▸ To be done: From the entries provided below, copy each line that contains the word "matplotlib".

▸ Recorded data:

::::::::

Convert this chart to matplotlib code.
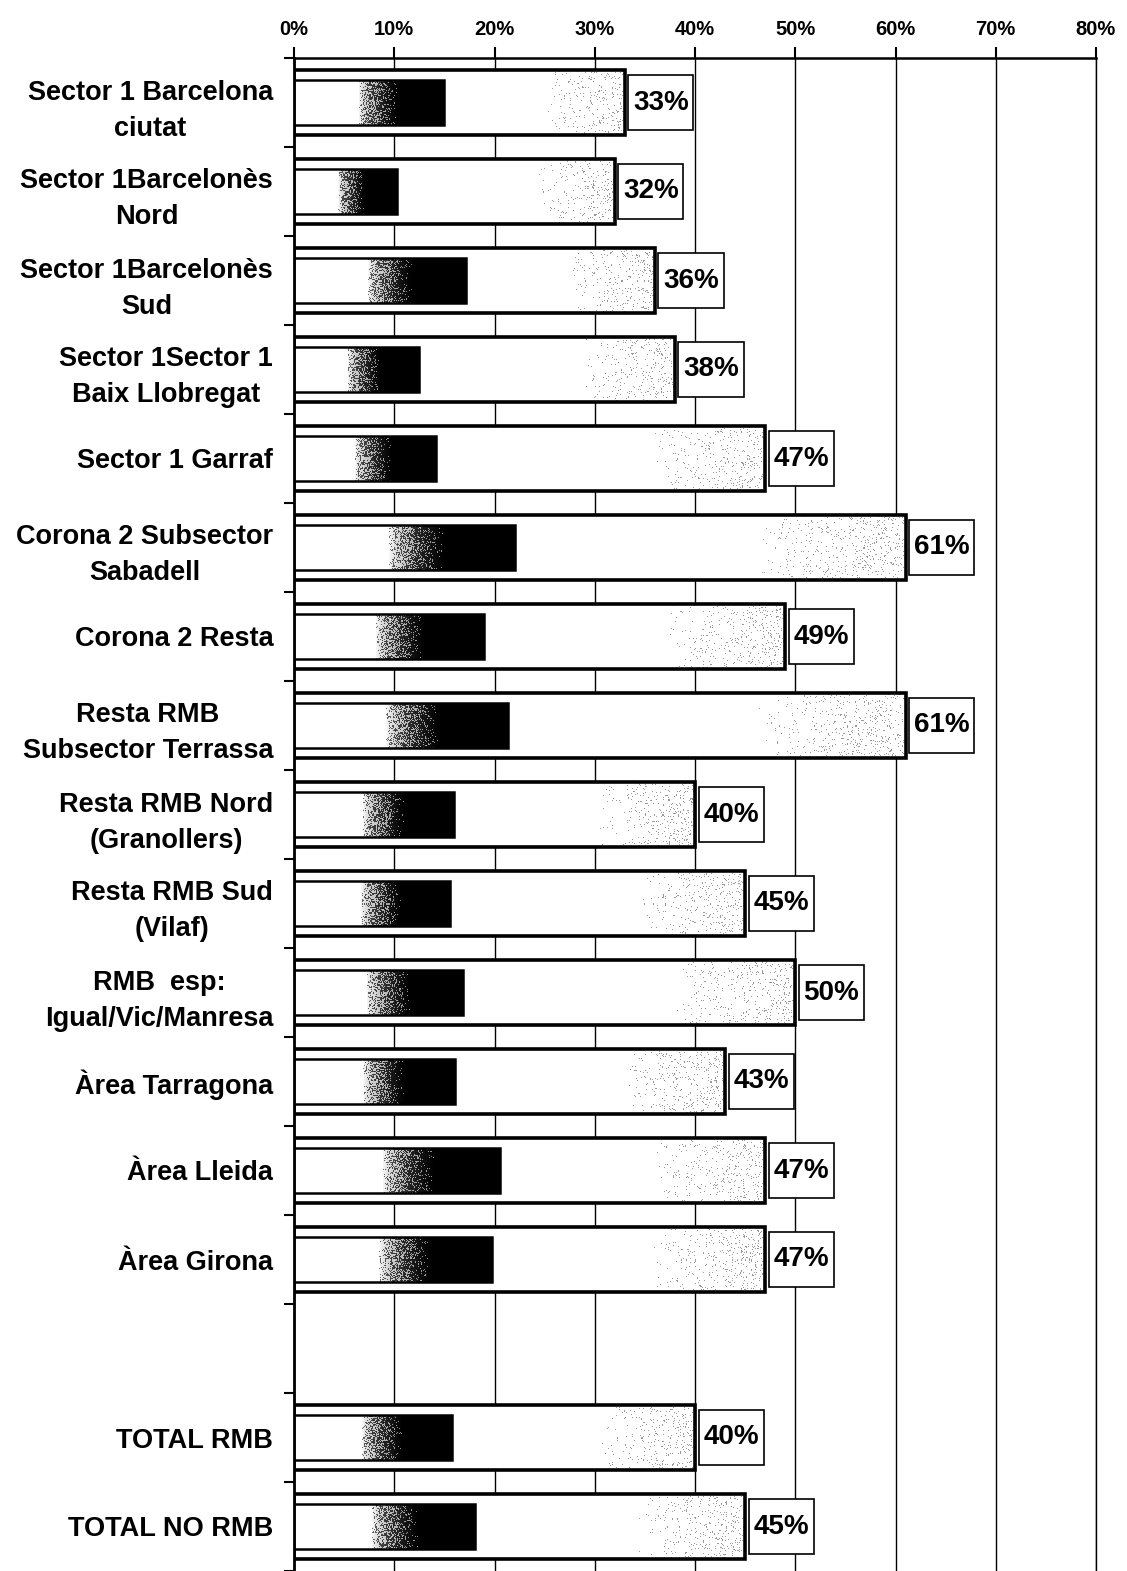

::::::::

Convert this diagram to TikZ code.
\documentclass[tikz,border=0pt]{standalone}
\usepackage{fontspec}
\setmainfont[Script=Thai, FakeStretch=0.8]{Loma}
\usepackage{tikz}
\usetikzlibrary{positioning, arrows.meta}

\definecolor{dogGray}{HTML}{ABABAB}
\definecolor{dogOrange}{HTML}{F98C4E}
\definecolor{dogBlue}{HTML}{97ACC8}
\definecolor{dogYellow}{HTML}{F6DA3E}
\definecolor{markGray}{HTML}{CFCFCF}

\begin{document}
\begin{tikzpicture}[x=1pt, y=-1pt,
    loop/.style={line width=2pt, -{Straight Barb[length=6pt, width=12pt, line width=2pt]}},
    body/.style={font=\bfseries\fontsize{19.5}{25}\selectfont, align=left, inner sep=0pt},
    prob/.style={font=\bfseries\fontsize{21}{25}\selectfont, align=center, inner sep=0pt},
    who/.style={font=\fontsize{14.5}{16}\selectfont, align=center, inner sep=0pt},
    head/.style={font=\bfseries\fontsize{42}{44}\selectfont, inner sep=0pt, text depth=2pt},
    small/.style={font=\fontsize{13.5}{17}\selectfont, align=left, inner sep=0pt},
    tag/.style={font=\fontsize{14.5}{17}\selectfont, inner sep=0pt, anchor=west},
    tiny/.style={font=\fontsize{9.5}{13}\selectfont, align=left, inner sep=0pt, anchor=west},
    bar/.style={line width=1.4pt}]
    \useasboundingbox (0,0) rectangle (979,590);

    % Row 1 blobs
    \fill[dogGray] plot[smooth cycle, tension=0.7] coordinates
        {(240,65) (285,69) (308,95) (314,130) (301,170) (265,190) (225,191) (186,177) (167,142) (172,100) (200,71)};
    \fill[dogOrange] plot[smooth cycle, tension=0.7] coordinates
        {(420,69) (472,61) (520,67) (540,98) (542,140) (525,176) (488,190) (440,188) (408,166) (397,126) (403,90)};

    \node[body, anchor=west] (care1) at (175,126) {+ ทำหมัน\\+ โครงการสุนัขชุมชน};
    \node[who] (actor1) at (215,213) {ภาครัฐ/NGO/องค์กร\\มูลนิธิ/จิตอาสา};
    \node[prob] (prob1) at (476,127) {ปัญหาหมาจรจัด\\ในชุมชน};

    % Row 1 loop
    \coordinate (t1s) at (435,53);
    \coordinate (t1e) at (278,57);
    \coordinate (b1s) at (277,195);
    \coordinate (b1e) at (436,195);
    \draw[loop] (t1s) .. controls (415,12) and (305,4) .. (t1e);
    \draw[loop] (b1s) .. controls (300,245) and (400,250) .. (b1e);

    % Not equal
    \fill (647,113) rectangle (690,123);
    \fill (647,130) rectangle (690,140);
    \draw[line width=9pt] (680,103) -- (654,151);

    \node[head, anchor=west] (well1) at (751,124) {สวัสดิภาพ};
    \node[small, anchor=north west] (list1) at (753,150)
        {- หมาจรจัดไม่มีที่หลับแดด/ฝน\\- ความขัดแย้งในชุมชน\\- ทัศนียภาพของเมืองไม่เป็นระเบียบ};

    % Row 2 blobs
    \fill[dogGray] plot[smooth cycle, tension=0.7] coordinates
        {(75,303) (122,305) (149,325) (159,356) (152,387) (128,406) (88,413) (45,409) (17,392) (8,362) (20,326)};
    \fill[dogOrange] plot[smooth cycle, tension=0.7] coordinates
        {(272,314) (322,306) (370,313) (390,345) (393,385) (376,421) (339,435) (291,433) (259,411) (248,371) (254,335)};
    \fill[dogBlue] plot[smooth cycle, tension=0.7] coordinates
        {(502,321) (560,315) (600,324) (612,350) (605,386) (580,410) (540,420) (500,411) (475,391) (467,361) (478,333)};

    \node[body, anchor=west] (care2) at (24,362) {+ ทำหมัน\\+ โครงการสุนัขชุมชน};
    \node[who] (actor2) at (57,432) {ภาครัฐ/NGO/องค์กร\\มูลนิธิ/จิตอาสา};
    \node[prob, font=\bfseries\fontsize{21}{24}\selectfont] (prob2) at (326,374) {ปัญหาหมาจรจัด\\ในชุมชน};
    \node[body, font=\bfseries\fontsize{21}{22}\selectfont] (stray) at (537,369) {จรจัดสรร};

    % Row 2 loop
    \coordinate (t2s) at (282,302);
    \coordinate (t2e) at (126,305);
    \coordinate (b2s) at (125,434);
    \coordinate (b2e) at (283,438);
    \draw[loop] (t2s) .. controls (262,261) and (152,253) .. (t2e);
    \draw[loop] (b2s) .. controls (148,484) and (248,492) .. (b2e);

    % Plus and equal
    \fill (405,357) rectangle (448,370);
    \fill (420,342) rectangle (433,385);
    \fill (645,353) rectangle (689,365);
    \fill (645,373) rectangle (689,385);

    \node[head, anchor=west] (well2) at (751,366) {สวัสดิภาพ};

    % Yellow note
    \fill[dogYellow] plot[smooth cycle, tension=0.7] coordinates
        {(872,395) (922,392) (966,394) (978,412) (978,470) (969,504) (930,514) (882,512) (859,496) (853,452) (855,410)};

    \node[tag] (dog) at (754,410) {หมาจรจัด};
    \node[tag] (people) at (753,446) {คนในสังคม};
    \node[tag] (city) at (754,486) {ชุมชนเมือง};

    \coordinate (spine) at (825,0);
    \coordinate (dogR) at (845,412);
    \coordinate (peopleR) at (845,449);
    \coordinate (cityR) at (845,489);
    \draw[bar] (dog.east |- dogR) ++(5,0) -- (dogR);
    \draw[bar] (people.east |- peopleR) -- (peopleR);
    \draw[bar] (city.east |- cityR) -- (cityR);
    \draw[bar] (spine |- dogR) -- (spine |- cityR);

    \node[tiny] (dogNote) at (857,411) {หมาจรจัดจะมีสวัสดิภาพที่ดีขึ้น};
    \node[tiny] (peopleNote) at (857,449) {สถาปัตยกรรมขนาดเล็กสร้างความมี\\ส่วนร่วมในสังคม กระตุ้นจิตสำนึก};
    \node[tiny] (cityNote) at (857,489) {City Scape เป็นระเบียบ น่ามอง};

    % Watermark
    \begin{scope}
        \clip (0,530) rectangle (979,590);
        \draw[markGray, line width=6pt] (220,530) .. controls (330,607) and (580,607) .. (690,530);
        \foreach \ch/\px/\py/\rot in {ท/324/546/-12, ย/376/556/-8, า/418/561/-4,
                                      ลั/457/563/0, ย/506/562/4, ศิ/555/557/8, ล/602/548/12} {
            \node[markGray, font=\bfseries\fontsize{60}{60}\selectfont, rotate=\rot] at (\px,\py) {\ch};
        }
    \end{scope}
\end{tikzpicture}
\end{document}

::::::::

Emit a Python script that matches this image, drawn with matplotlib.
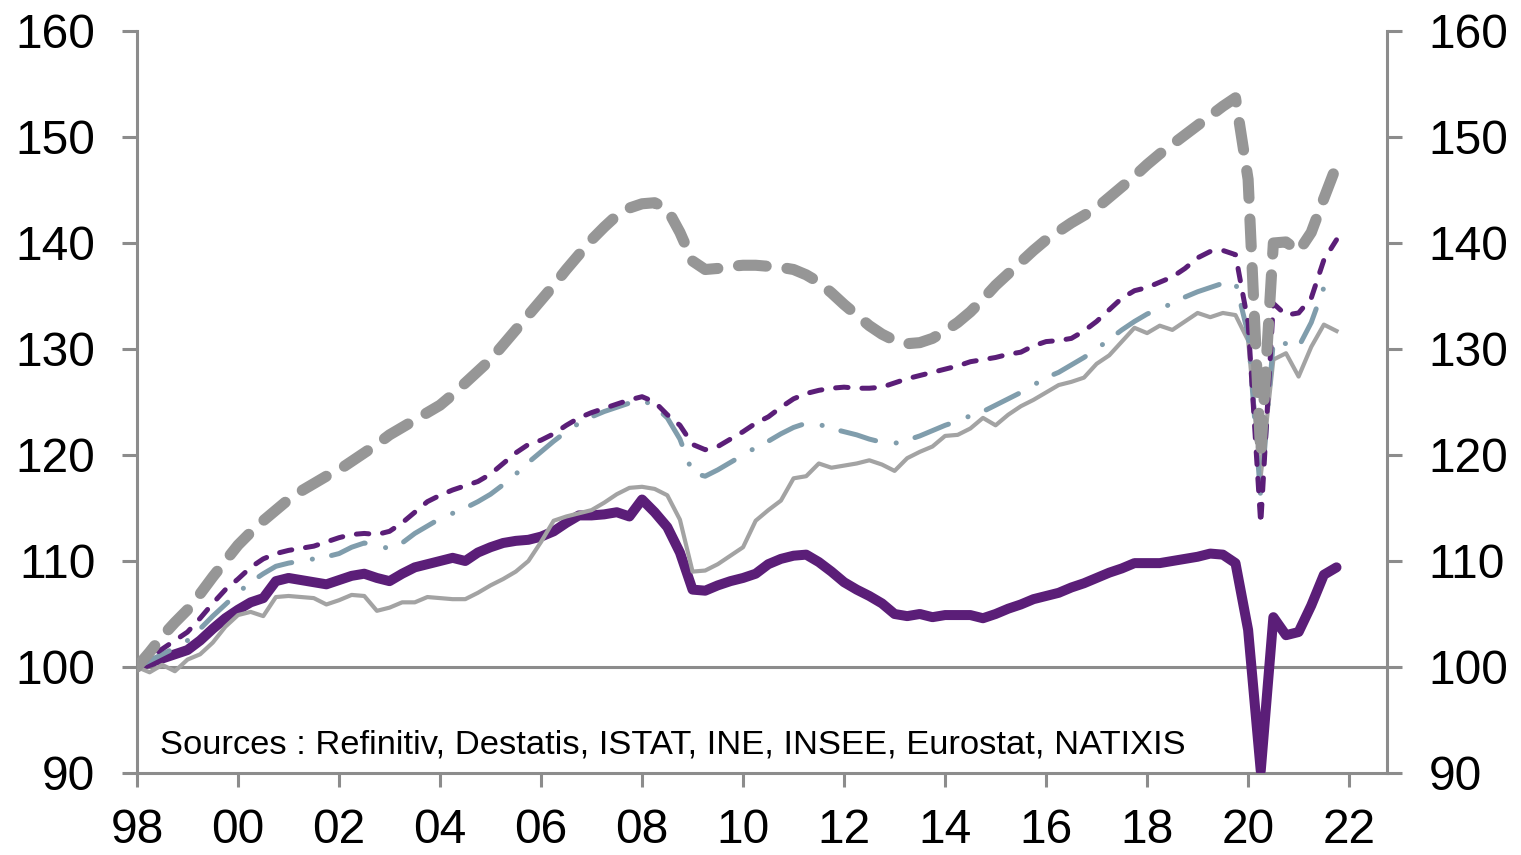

::::::::

▸ Task output:
Convert this chart to matplotlib code.
Emit a Python script that matches this image, drawn with matplotlib.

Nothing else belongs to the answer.